The _barai_ is often freely exchanged with _harai_ to give a slightly different feeling to it. Is this the same thing doing on, i.e. sequential voicing?

If so, does that mean that the propper way would be do keep _de-ashi-barai_ as is (due to the suffix)?

We use _harai-goshi_ as well, which would demonstrate the sequential voicing as a prefix, would it not?


----------



## Flaminius

darrenlooby said:


> The _barai_ is often freely exchanged with _harai_ to give a slightly different feeling to it.
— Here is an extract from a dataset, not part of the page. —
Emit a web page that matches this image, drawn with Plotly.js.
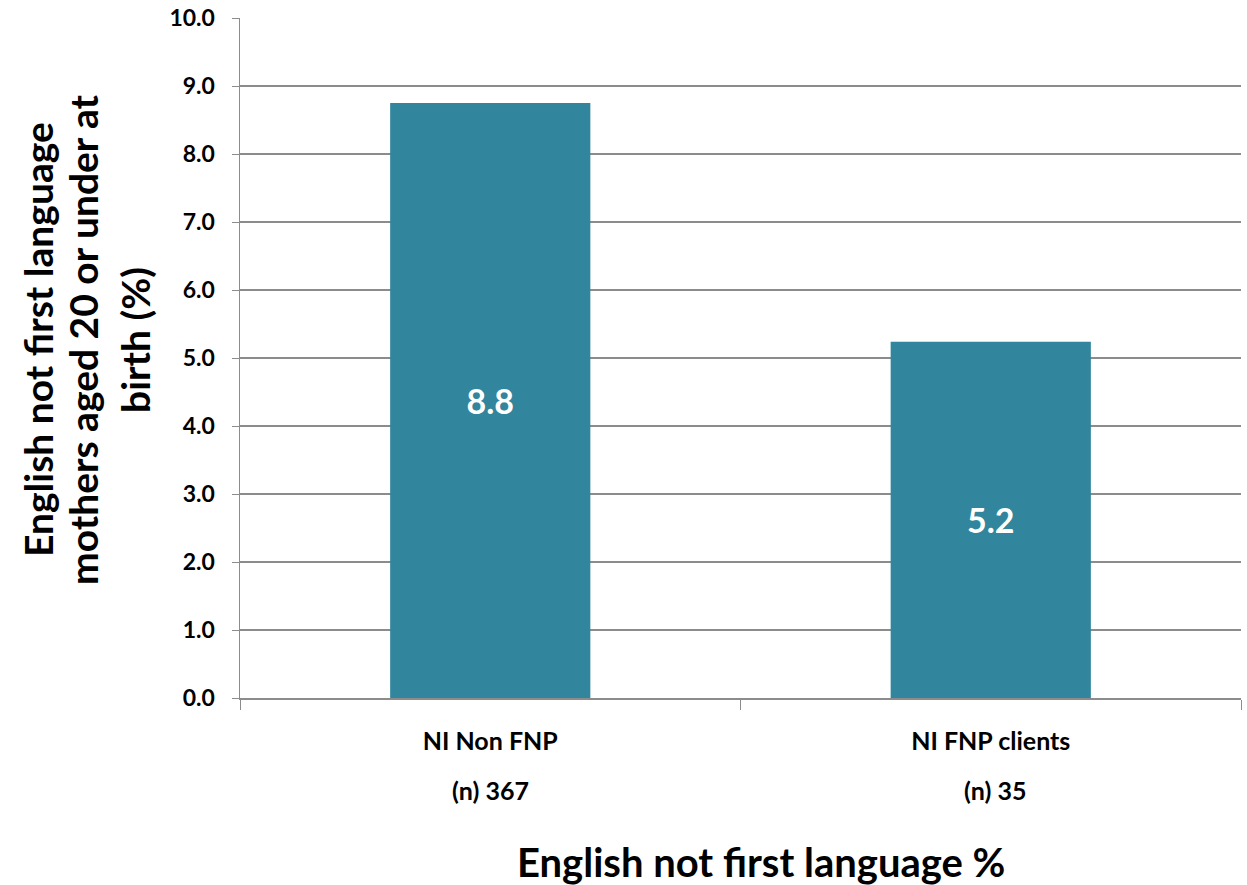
<!DOCTYPE html>
<html><head><meta charset="utf-8">
<script src="https://cdn.plot.ly/plotly-3.0.1.min.js"></script>
<style>html,body{margin:0;padding:0;background:#fff}#chart{width:1247px;height:885px}</style>
</head><body><div id="chart"></div>
<script>
const categories = ["NI Non FNP", "NI FNP clients"];
const sampleSizes = ["(n) 367", "(n) 35"];
const values = [8.75, 5.24];
const valueLabels = ["8.8", "5.2"];
const yTitleLines = ["English not first language", "mothers aged 20 or under at", "birth (%)"];
const xTitle = "English not first language %";

const FONT = "Lato, 'Open Sans', sans-serif";
const grid = "#8c8c8c";

const trace = {
  type: "bar", x: categories, y: values, text: valueLabels,
  textposition: "inside", insidetextanchor: "middle", texttemplate: "%{text}",
  textfont: {family: FONT, size: 34, color: "#ffffff", weight: "bold"},
  marker: {color: "#31859c"}, width: 0.4, hoverinfo: "skip"
};

const annotations = [];
categories.forEach((c, i) => {
  annotations.push({x: c, xref: "x", y: 0, yref: "paper", yanchor: "middle", yshift: -92,
    xshift: i === 1 ? 4 : 0,
    text: "<b>" + sampleSizes[i] + "</b>", showarrow: false,
    font: {family: FONT, size: 25, color: "#000"}});
});
const yTitleX = [38, 83, 135];
yTitleLines.forEach((t, i) => {
  annotations.push({x: 0, xref: "paper", xshift: yTitleX[i] - 240, xanchor: "center",
    y: 0.5, yref: "paper", yshift: 18, textangle: -90, text: "<b>" + t + "</b>",
    showarrow: false, font: {family: FONT, size: 39, color: "#000"}});
});
annotations.push({x: 0.52, xref: "paper", y: 0, yref: "paper", yshift: -164, yanchor: "middle",
  text: "<b>" + xTitle + "</b>", showarrow: false,
  font: {family: FONT, size: 40, color: "#000"}});

const layout = {
  width: 1247, height: 885, showlegend: false,
  margin: {l: 240, r: 6, t: 18, b: 187},
  paper_bgcolor: "#fff", plot_bgcolor: "#fff",
  bargap: 0.6,
  xaxis: {type: "category", tickmode: "array", tickvals: categories,
    ticktext: categories.map(c => "<b>" + c + "</b>"),
    tickson: "boundaries", ticks: "outside", ticklen: 10, tickcolor: grid,
    showline: true, linecolor: grid, linewidth: 1.5, showgrid: false,
    tickfont: {family: FONT, size: 25, color: "#000"}, ticklabelstandoff: 20},
  yaxis: {range: [0, 10], tickmode: "linear", dtick: 1, tick0: 0, tickformat: ".1f",
    ticks: "outside", ticklen: 7, tickcolor: grid,
    showline: true, linecolor: grid, linewidth: 1.5,
    showgrid: true, gridcolor: grid, gridwidth: 1.5, zeroline: false,
    tickfont: {family: FONT, size: 23, color: "#000", weight: "bold"}, ticklabelstandoff: 12},
  annotations: annotations
};
Plotly.newPlot("chart", [trace], layout, {displayModeBar: false, staticPlot: true});
</script></body></html>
Is this the same thing doing on, i.e. sequential voicing?


Not that _barai_ is freely exchanged with _harai_ but _harai_ can be replaced by _barai_ when sequential voicing occurs.



> If so, does that mean that the propper way would be do keep _de-ashi-barai_ as is (due to the suffix)?


Do you mean you hear _deashi-harai_ as well?  _Budō_ people may find it a useful locution to convey certain nuances but lay people, including yours truly, would find it odd.



> We use _harai-goshi_ as well, which would demonstrate the sequential voicing as a prefix, would it not?


When two morphemes A and B are joined to make a compound, sequential voicing may occur (the exactly exact conditions are not known) on the first consonant of the second element.  Here;
AAAA | *B*BBBB

In _harai-goshi_, _goshi_ is the result of sequential voicing.  The Japanese word for "waist" is _koshi_.


----------



## darrenlooby

Yes, I believe it is used to convey a nuance of the throw. Deashi-barai is often used to mean a more violent form of deashi-harai. In the throw there is a sweep and one gently trips, whereas the other smashes the leg out of the way.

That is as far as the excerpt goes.